>> begin Data block

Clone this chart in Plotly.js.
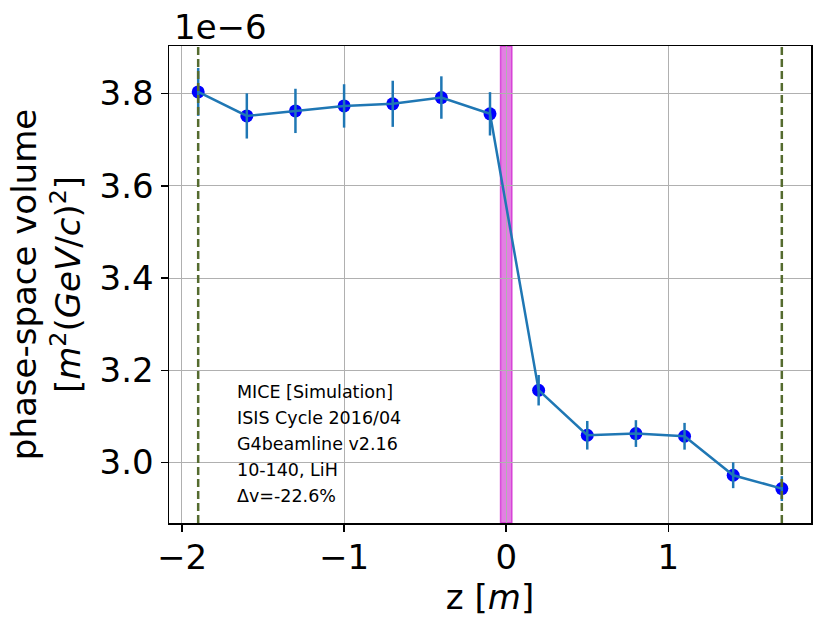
<!DOCTYPE html>
<html>
<head>
<meta charset="utf-8">
<script src="https://cdn.plot.ly/plotly-3.0.1.min.js"></script>
<style>
  html, body { margin: 0; padding: 0; background: #fff; }
  #chart { width: 830px; height: 625px; }
</style>
</head>
<body>
<div id="chart"></div>
<script>
// z positions of the detector stations [m]
const zPositions = [-1.9, -1.6, -1.3, -1.0, -0.7, -0.4, -0.1, 0.2, 0.5, 0.8, 1.1, 1.4, 1.7];
// phase-space volume, in units of 1e-6 m^2 (GeV/c)^2
const volume = [3.8035, 3.7514, 3.7623, 3.7731, 3.7777, 3.7913, 3.7560,
                3.1568, 3.0592, 3.0629, 3.0570, 2.9725, 2.9436];
const volumeErr = [0.052, 0.049, 0.048, 0.047, 0.050, 0.046, 0.047,
                   0.033, 0.031, 0.029, 0.029, 0.028, 0.027];
const referencePlanes = [-1.9, 1.7];
const absorberHalfWidth = 0.035;
const infoLines = ['MICE [Simulation]', 'ISIS Cycle 2016/04', 'G4beamline v2.16', '10-140, LiH', '\u0394v=-22.6%'];

const font = 'DejaVu Sans, sans-serif';

let shapes = [];
shapes.push({
  type: 'rect', xref: 'x', yref: 'paper',
  x0: -absorberHalfWidth, x1: absorberHalfWidth, y0: 0, y1: 1,
  fillcolor: 'rgba(200,0,200,0.5)',
  line: {color: 'rgba(200,0,200,0.6)', width: 1.5},
  layer: 'below'
});
for (let i = 0; i < referencePlanes.length; i++) {
  shapes.push({
    type: 'line', xref: 'x', yref: 'paper',
    x0: referencePlanes[i], x1: referencePlanes[i], y0: 0, y1: 1,
    line: {color: '#556b2f', width: 2.5, dash: '8px,4px'},
    layer: 'above'
  });
}

let annotations = [];
// scale factor shown at the top-left, like matplotlib's offset text
annotations.push({
  xref: 'paper', yref: 'paper', x: 0.004, y: 1, xanchor: 'left', yanchor: 'bottom',
  yshift: -3, text: '1e\u22126', showarrow: false,
  font: {family: font, size: 34, color: '#000'}
});
for (let i = 0; i < infoLines.length; i++) {
  annotations.push({
    xref: 'paper', yref: 'paper', x: 0.103, y: 0.274 - i * 0.0545,
    xanchor: 'left', yanchor: 'middle', text: infoLines[i], showarrow: false,
    font: {family: font, size: 17.5, color: '#000'}
  });
}

let markers = {
  x: zPositions, y: volume, type: 'scatter', mode: 'markers',
  marker: {color: '#0000ff', size: 13},
  hoverinfo: 'skip'
};
let line = {
  x: zPositions, y: volume, type: 'scatter', mode: 'lines',
  line: {color: '#1f77b4', width: 2.5},
  error_y: {type: 'data', array: volumeErr, visible: true, color: '#1f77b4', thickness: 2.5, width: 0}
};

let layout = {
  width: 830, height: 625,
  margin: {l: 169, r: 19, t: 46, b: 102},
  paper_bgcolor: '#fff', plot_bgcolor: '#fff',
  showlegend: false,
  font: {family: font, size: 34, color: '#000'},
  xaxis: {
    range: [-2.08, 1.88], tickvals: [-2, -1, 0, 1],
    showgrid: true, gridcolor: '#b0b0b0', gridwidth: 1,
    zeroline: false, showline: true, mirror: true, linecolor: '#000', linewidth: 1.5,
    ticks: 'outside', ticklen: 7, tickwidth: 1.5, tickcolor: '#000',
    tickfont: {family: font, size: 34}, ticklabelstandoff: -3,
    title: {text: 'z [<i>m</i>]', font: {family: font, size: 34}, standoff: 0}
  },
  yaxis: {
    range: [2.869, 3.903], tickvals: [3.0, 3.2, 3.4, 3.6, 3.8], tickformat: '.1f',
    showgrid: true, gridcolor: '#b0b0b0', gridwidth: 1,
    zeroline: false, showline: true, mirror: true, linecolor: '#000', linewidth: 1.5,
    ticks: 'outside', ticklen: 7, tickwidth: 1.5, tickcolor: '#000',
    tickfont: {family: font, size: 34},
    title: {text: 'phase-space volume<br>[<i>m</i><sup>2</sup>(<i>GeV</i>/<i>c</i>)<sup>2</sup>]',
            font: {family: font, size: 34}, standoff: 8}
  },
  shapes: shapes,
  annotations: annotations
};

Plotly.newPlot('chart', [markers, line], layout, {displayModeBar: false, staticPlot: true});
</script>
</body>
</html>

>> end Data block

Set task:
From the material above, gather all lines that include the string "chart" and copy them.

Solution below:
Clone this chart in Plotly.js.
  #chart { width: 830px; height: 625px; }
<div id="chart"></div>
Plotly.newPlot('chart', [markers, line], layout, {displayModeBar: false, staticPlot: true});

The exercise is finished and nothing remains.